--- begin ---
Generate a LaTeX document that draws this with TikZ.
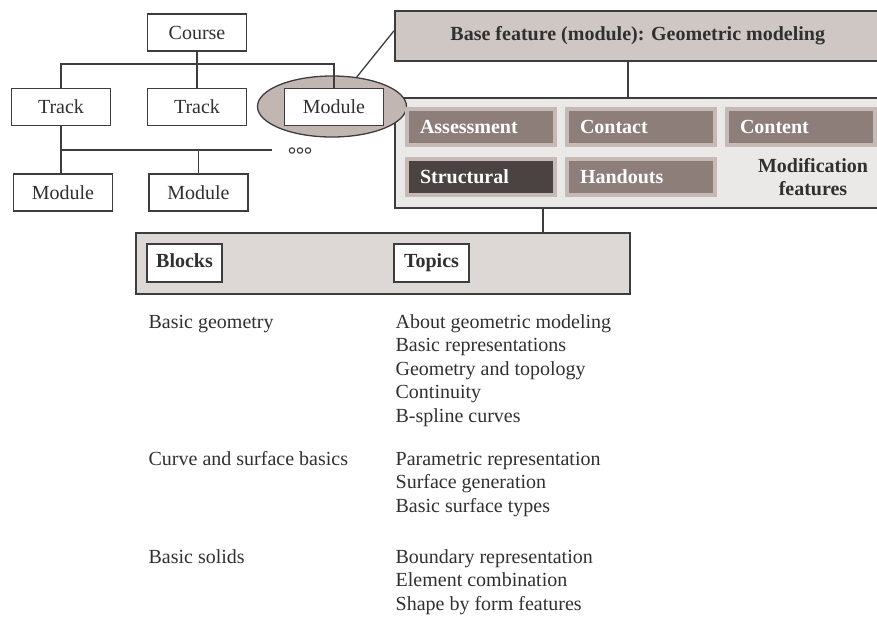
\documentclass[tikz,border=0pt]{standalone}
\usepackage{fontspec}
\usepackage{tikz}
\setmainfont{Liberation Serif}
\definecolor{edgegray}{HTML}{3D3D3D}
\definecolor{txtgray}{HTML}{303030}
\definecolor{basefill}{HTML}{CFC7C3}
\definecolor{modfill}{HTML}{EBE9E8}
\definecolor{rowfill}{HTML}{DDD8D5}
\definecolor{band}{HTML}{C6BAB7}
\definecolor{featfill}{HTML}{8D7E7A}
\definecolor{structfill}{HTML}{4B4341}
\definecolor{ellfill}{HTML}{C2B6B3}
\usetikzlibrary{shapes.geometric}

\begin{document}
\fontsize{20}{23.6}\selectfont
\begin{tikzpicture}[x=1pt,y=-1pt,line width=1.3pt,color=edgegray,text=txtgray,
  box/.style={draw,fill=white,minimum width=99pt,minimum height=37pt,inner sep=0pt},
  head/.style={draw,fill=white,font=\bfseries,minimum width=75pt,minimum height=38pt,inner sep=0pt,
    text height=13pt,text depth=4pt},
  feat/.style={draw=band,fill=featfill,line width=4pt,text=white,font=\bfseries,
    text width=122pt,inner xsep=13pt,minimum height=36pt,align=left},
  item/.style={anchor=base west,inner sep=0pt}]
\useasboundingbox (0,0) rectangle (877,619);
% base feature and modifications
\node[draw,fill=basefill,line width=1.5pt,minimum width=486pt,minimum height=50pt,anchor=north west,
  font=\bfseries] (base) at (394,10) {Base feature (module): Geometric modeling};
\node[draw,fill=modfill,line width=1.5pt,minimum width=486pt,minimum height=110pt,anchor=north west] (mods) at (394,97) {};
\coordinate (k1) at (628,0);
\coordinate (k2) at (543,0);
\draw (base.south -| k1) -- (mods.north -| k1);
% module tree
\node[ellipse,draw,fill=ellfill,minimum width=149pt,minimum height=61pt,inner sep=0pt] (sel) at (332,106.5) {};
\draw (sel.50) -- ([yshift=5pt]base.west);
\node[box] (course) at (197,32.5) {Course};
\node[box] (track1) at (61,107) {Track};
\node[box] (track2) at (197,107) {Track};
\node[box] (mod) at (334,107) {Module};
\node[box] (mod1) at (63,192.5) {Module};
\node[box] (mod2) at (198.5,192.5) {Module};
\coordinate (bus) at (197,64);
\coordinate (sub) at (61,150);
\coordinate (more) at (272,150);
\draw (track1.north) |- (bus) -| (mod.north);
\draw (course) -- (track2);
\draw (track1.south) -- (track1.south |- mod1.north);
\draw (mod2.north) |- (sub) -- (more);
\foreach \x in {292,300,308}
  \draw[line width=1.1pt] (\x,150.5) circle (2.7pt);
\node[feat] (assess) at (481,127) {Assessment};
\node[feat] (contact) at (641,127) {Contact};
\node[feat] (content) at (801,127) {Content};
\node[feat,fill=structfill] (struct) at (481,176.5) {Structural};
\node[feat] (hand) at (641,176.5) {Handouts};
\node[align=center,font=\bfseries,inner sep=0pt] (modlbl) at (813,177) {Modification\\features};
% blocks and topics
\node[draw,fill=rowfill,line width=1.5pt,minimum width=494pt,minimum height=61pt,anchor=north west] (row) at (135,232) {};
\draw (mods.south -| k2) -- (row.north -| k2);
\node[head] (blocks) at (184.5,263) {Blocks};
\node[head] (topics) at (431.5,263) {Topics};
\node[item] (b1) at (148,328) {Basic geometry};
\node[item] (b2) at (148,465) {Curve and surface basics};
\node[item] (b3) at (148,563) {Basic solids};
\foreach \t [count=\i from 0] in {About geometric modeling,Basic representations,Geometry and topology,Continuity,B-spline curves}
  \node[item] (ta\i) at (395,328+23.6*\i) {\t};
\foreach \t [count=\i from 0] in {Parametric representation,Surface generation,Basic surface types}
  \node[item] (tb\i) at (395,465+23.6*\i) {\t};
\foreach \t [count=\i from 0] in {Boundary representation,Element combination,Shape by form features}
  \node[item] (tc\i) at (395,563+23.6*\i) {\t};
\end{tikzpicture}
\end{document}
--- end ---
Work instructions:
Transcribe all the lines above exactly, apart from the pictures.

Reply to the exercise:
Generate a LaTeX document that draws this with TikZ.
\documentclass[tikz,border=0pt]{standalone}
\usepackage{fontspec}
\usepackage{tikz}
\setmainfont{Liberation Serif}
\definecolor{edgegray}{HTML}{3D3D3D}
\definecolor{txtgray}{HTML}{303030}
\definecolor{basefill}{HTML}{CFC7C3}
\definecolor{modfill}{HTML}{EBE9E8}
\definecolor{rowfill}{HTML}{DDD8D5}
\definecolor{band}{HTML}{C6BAB7}
\definecolor{featfill}{HTML}{8D7E7A}
\definecolor{structfill}{HTML}{4B4341}
\definecolor{ellfill}{HTML}{C2B6B3}
\usetikzlibrary{shapes.geometric}

\begin{document}
\fontsize{20}{23.6}\selectfont
\begin{tikzpicture}[x=1pt,y=-1pt,line width=1.3pt,color=edgegray,text=txtgray,
  box/.style={draw,fill=white,minimum width=99pt,minimum height=37pt,inner sep=0pt},
  head/.style={draw,fill=white,font=\bfseries,minimum width=75pt,minimum height=38pt,inner sep=0pt,
    text height=13pt,text depth=4pt},
  feat/.style={draw=band,fill=featfill,line width=4pt,text=white,font=\bfseries,
    text width=122pt,inner xsep=13pt,minimum height=36pt,align=left},
  item/.style={anchor=base west,inner sep=0pt}]
\useasboundingbox (0,0) rectangle (877,619);
% base feature and modifications
\node[draw,fill=basefill,line width=1.5pt,minimum width=486pt,minimum height=50pt,anchor=north west,
  font=\bfseries] (base) at (394,10) {Base feature (module): Geometric modeling};
\node[draw,fill=modfill,line width=1.5pt,minimum width=486pt,minimum height=110pt,anchor=north west] (mods) at (394,97) {};
\coordinate (k1) at (628,0);
\coordinate (k2) at (543,0);
\draw (base.south -| k1) -- (mods.north -| k1);
% module tree
\node[ellipse,draw,fill=ellfill,minimum width=149pt,minimum height=61pt,inner sep=0pt] (sel) at (332,106.5) {};
\draw (sel.50) -- ([yshift=5pt]base.west);
\node[box] (course) at (197,32.5) {Course};
\node[box] (track1) at (61,107) {Track};
\node[box] (track2) at (197,107) {Track};
\node[box] (mod) at (334,107) {Module};
\node[box] (mod1) at (63,192.5) {Module};
\node[box] (mod2) at (198.5,192.5) {Module};
\coordinate (bus) at (197,64);
\coordinate (sub) at (61,150);
\coordinate (more) at (272,150);
\draw (track1.north) |- (bus) -| (mod.north);
\draw (course) -- (track2);
\draw (track1.south) -- (track1.south |- mod1.north);
\draw (mod2.north) |- (sub) -- (more);
\foreach \x in {292,300,308}
  \draw[line width=1.1pt] (\x,150.5) circle (2.7pt);
\node[feat] (assess) at (481,127) {Assessment};
\node[feat] (contact) at (641,127) {Contact};
\node[feat] (content) at (801,127) {Content};
\node[feat,fill=structfill] (struct) at (481,176.5) {Structural};
\node[feat] (hand) at (641,176.5) {Handouts};
\node[align=center,font=\bfseries,inner sep=0pt] (modlbl) at (813,177) {Modification\\features};
% blocks and topics
\node[draw,fill=rowfill,line width=1.5pt,minimum width=494pt,minimum height=61pt,anchor=north west] (row) at (135,232) {};
\draw (mods.south -| k2) -- (row.north -| k2);
\node[head] (blocks) at (184.5,263) {Blocks};
\node[head] (topics) at (431.5,263) {Topics};
\node[item] (b1) at (148,328) {Basic geometry};
\node[item] (b2) at (148,465) {Curve and surface basics};
\node[item] (b3) at (148,563) {Basic solids};
\foreach \t [count=\i from 0] in {About geometric modeling,Basic representations,Geometry and topology,Continuity,B-spline curves}
  \node[item] (ta\i) at (395,328+23.6*\i) {\t};
\foreach \t [count=\i from 0] in {Parametric representation,Surface generation,Basic surface types}
  \node[item] (tb\i) at (395,465+23.6*\i) {\t};
\foreach \t [count=\i from 0] in {Boundary representation,Element combination,Shape by form features}
  \node[item] (tc\i) at (395,563+23.6*\i) {\t};
\end{tikzpicture}
\end{document}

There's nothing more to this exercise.